* Goal of the exercise:
Under this line sits a listing. Repeat exactly and only its lines from the one holding "Emit a component" through the one holding "XAxis, YAxis, Legend"; skip pictures.

* Records to process:
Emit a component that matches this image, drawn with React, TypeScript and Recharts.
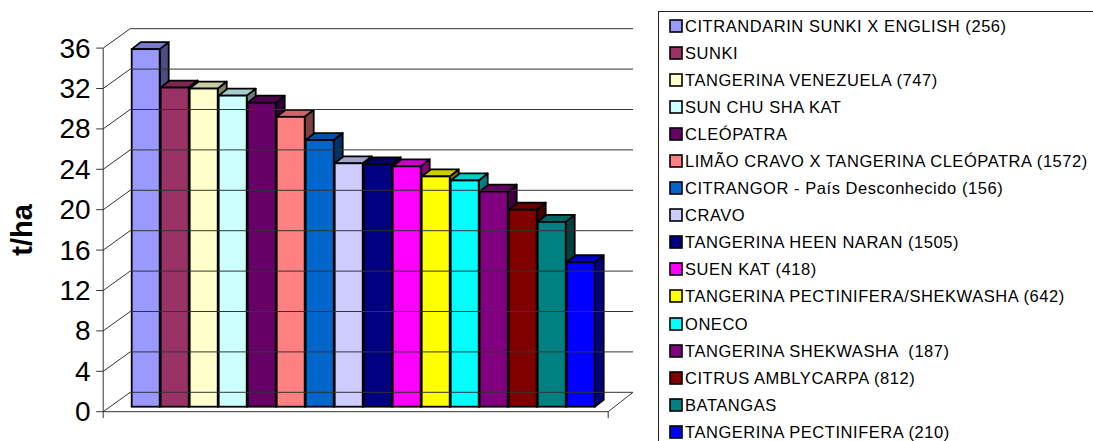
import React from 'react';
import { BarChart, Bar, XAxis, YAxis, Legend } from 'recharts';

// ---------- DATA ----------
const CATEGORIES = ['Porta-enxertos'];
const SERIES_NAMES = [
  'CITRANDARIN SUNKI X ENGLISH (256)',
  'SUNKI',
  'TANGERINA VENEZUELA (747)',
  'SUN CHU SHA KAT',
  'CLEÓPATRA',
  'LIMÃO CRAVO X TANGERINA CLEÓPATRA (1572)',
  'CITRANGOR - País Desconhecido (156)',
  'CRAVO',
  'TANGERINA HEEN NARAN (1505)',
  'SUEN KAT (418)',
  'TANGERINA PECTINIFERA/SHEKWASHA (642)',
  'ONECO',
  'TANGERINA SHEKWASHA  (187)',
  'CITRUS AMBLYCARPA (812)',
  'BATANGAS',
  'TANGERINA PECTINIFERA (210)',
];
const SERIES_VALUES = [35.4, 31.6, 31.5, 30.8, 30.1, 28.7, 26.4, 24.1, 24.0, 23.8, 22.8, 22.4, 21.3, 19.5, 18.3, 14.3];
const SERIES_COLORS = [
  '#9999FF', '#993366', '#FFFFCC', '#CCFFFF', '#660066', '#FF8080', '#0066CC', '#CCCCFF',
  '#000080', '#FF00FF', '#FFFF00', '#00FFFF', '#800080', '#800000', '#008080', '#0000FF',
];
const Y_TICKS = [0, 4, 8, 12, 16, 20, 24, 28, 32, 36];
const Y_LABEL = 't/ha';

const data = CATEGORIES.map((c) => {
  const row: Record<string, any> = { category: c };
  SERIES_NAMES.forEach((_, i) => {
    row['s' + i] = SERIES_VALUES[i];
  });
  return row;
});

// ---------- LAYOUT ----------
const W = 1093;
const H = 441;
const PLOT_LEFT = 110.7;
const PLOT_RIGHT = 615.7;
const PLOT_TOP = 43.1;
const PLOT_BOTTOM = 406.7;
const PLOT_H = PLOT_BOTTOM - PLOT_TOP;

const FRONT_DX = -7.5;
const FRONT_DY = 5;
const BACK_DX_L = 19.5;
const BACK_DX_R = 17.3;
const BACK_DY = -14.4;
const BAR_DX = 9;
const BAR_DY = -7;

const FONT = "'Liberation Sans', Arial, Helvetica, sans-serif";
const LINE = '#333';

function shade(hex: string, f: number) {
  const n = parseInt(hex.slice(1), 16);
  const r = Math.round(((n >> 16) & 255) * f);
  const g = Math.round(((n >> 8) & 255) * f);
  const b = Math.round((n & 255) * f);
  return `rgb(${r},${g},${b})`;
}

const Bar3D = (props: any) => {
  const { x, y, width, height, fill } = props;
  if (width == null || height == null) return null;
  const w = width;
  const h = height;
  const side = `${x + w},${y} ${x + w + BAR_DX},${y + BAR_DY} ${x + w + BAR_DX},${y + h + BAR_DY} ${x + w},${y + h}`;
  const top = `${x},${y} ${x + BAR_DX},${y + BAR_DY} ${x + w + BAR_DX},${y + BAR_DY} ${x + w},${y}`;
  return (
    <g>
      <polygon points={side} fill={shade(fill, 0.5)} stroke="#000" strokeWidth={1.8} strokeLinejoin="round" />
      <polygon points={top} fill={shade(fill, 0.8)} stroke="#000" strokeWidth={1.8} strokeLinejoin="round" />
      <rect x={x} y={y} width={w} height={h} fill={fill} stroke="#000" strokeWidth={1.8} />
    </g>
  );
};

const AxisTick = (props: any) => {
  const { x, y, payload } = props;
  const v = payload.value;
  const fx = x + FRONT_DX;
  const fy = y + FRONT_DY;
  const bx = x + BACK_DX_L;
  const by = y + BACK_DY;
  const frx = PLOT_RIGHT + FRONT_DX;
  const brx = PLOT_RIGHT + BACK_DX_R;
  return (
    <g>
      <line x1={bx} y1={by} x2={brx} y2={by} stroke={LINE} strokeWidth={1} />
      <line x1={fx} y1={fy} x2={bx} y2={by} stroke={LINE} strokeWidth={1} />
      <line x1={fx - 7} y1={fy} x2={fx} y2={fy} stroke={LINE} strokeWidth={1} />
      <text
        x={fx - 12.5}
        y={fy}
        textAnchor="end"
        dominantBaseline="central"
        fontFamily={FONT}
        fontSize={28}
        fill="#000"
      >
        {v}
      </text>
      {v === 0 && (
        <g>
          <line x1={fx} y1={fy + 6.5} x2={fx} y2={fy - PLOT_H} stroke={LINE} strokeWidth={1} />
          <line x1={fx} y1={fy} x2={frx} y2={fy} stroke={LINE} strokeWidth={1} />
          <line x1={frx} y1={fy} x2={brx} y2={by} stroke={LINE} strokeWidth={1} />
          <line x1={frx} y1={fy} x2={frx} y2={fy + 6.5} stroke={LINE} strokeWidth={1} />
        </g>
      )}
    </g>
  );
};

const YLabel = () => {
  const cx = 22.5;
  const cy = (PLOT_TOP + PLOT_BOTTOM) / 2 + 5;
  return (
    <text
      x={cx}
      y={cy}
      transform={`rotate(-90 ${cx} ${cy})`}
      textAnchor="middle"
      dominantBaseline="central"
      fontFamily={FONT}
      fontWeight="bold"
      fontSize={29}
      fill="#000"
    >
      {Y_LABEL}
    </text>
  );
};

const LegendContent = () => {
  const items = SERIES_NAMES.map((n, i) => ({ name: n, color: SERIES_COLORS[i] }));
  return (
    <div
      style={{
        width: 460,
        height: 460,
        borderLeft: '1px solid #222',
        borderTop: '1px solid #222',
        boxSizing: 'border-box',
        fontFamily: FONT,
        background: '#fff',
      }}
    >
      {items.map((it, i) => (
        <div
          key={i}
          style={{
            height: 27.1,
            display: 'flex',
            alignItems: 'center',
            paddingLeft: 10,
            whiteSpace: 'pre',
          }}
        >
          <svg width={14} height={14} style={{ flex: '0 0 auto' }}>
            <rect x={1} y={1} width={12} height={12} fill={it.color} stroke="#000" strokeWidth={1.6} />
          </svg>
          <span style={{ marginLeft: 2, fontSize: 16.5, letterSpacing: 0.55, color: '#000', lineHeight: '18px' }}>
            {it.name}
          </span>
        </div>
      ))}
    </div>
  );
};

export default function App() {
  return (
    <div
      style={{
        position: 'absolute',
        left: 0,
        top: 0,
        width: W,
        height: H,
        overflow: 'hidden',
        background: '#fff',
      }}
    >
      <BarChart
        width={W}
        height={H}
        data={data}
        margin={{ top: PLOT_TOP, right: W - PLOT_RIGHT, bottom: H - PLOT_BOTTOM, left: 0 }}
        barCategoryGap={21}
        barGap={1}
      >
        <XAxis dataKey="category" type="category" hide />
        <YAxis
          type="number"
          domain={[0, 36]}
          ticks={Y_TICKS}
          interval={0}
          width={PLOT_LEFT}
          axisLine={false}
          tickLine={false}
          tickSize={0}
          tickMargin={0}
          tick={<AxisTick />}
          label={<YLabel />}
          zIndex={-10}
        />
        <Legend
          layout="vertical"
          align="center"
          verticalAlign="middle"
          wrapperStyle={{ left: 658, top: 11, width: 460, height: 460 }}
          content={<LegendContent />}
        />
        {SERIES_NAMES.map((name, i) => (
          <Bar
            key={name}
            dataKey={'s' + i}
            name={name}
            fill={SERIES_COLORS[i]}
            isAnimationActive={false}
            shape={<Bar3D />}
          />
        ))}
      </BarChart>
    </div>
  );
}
* * *
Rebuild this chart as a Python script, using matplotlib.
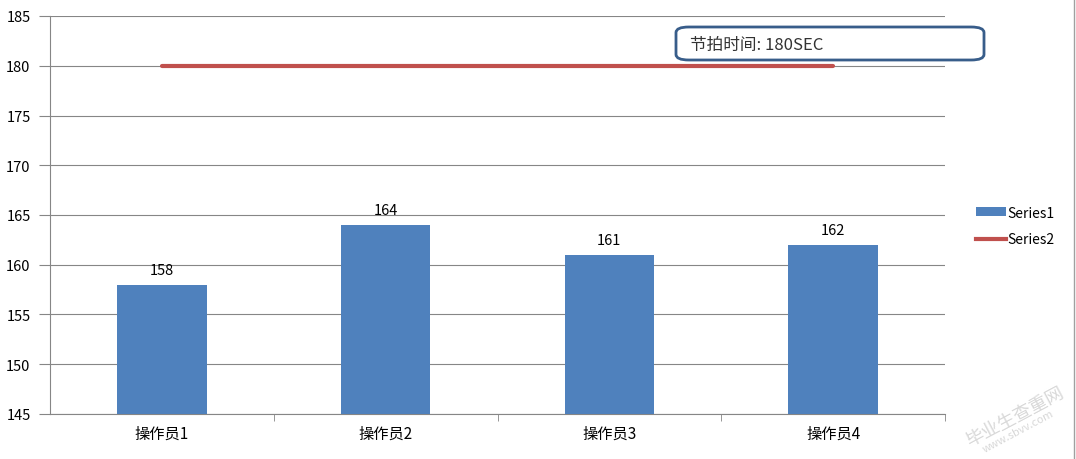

* Task solution:
Emit a component that matches this image, drawn with React, TypeScript and Recharts.
import React from 'react';
import { BarChart, Bar, XAxis, YAxis, Legend } from 'recharts';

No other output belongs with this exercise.